If this is normal, is there a way to optimize it? (I assume using an opcode cache would just spare me the compile time, not the actual memory consumption?)

Wolfgang Stengel
  • 2,867
  • 1
  • 17
  • 22
  • You are just including a file. It's hard to imagine something *more* normal. But what is the opcode assumption based on? – Jon Jan 31 '13 at 22:16
  • I would expect memory consumption to grow after includes, but not by that much. The opcode assumption is based on a basic knowledge about how opcodes are supposed to work, having concise binary instruction _codes_ instead of long syntax _strings_, which I feel should be less memory intensive. – Wolfgang Stengel Jan 31 '13 at 22:25
  • What is in the files you are including? – Green Black Jan 31 '13 at 22:34
  • @John: Pure class definitions, here's an example: http://pastebin.com/YZefLmmp – Wolfgang Stengel Jan 31 '13 at 22:37
  • There's a lot more to the compilation from the PHP source to opcodes than what you mention. The main reason higher level programming languages exist is to allow more to be done with less code.
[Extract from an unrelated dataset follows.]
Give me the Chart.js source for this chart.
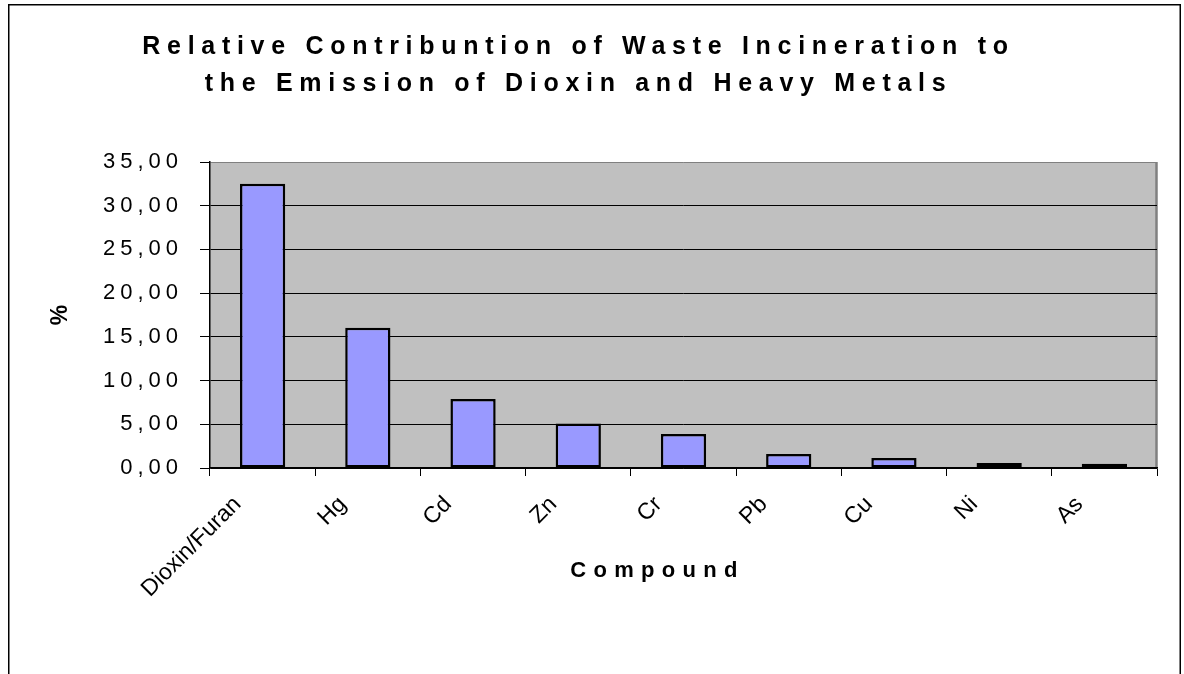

This means that one function in the PHP source could perform dozens of smaller operations that are each represented by one opcode. – G-Nugget Jan 31 '13 at 22:42
  • Quick test for me shows 600 class definitions taking up 24kb. Did you consider perhaps it's what your classes do that's taking up the memory? – Leigh Jan 31 '13 at 22:42
  • @G-Nugget: That's exactly what I mean, the opcodes themselves should not take up that much memory, the functionality is in the executing engine. – Wolfgang Stengel Jan 31 '13 at 22:44
  • @Leigh: Nothing is executed, it's included only. No objects are created or functions called. – Wolfgang Stengel Jan 31 '13 at 22:45
  • @WolfgangStengel What I meant is that the PHP source for `foo($bar);` takes 9 bytes, but it could be compiled into 20 bytes of opcodes. The point is: compiled code is usually smaller, but the compilation process isn't that simple. – G-Nugget Jan 31 '13 at 22:50
  • @G-Nugget: That's sort of my point: Why would the opcodes for a simple function call be 20 bytes long? Is there a way to be sure that this is the issue? – Wolfgang Stengel Jan 31 '13 at 22:53
  • @WolfgangStengel Here's an example: processors don't have opcodes for multiplication or division. To do what is a simple operation in source code (`2/1`) takes several steps involving subtracting and comparing several times. The machine code for that is much larger than the source code. I'd write out some sample pseudo code for the process, but I'm running low on characters. – G-Nugget Jan 31 '13 at 22:59
  • 1
    @WolfgangStengel Check out the `vld` package from PECL – Leigh Jan 31 '13 at 23:00
  • @G-Nugget: But we're not talking about machine code here. PHP has a single opcode for division named DIV. – Wolfgang Stengel Jan 31 '13 at 23:01
  • @WolfgangStengel There is something you are overlooking. The opcodes are only part of what is generated. The opcodes tell the program what to do at a specific point during execution, but what is it operating on? It's operating on internal structures, class definitions, function definitions, variable definitions. While it may be a single byte opcode to assign a value to a variable, the variable in memory is represented by a comparatively large `zval` internally. Classes have data that represents the inheritance chain, how magic methods are hooked up, etc. Stuff the opcodes act upon. – Leigh Jan 31 '13 at 23:07
  • Here's a nice article. [How big are PHP arrays (and values) really? (Hint: BIG!)](http://nikic.github.com/2011/12/12/How-big-are-PHP-arrays-really-Hint-BIG.html). – Leigh Jan 31 '13 at 23:12
  • @Leigh: I understand, but I find it still surprising that it is bigger by a factor of 50 compared to the source. There are no constructors or any other code executed, so we only have the static properties of the classes as ZVALs in memory, which should be minimal compared to 40 MB. – Wolfgang Stengel Jan 31 '13 at 23:15
  • @Leigh: I'll give vld a spin, to see if it's actually the opcodes or something else, thanks for the idea. – Wolfgang Stengel Jan 31 '13 at 23:19

1 Answers1

1

Apparently that's just the way it is.

I've retested this from the ground up:

  • Include an empty zero length file: 784 bytes memory consumption increase
  • Include an empty class X { } definition: 2128 bytes
  • Include a class with one empty method: 2816 bytes
  • Include a class with two empty methods: 3504 bytes

The filesize of the include file is under 150 bytes in all tests.

Wolfgang Stengel
  • 2,867
  • 1
  • 17
  • 22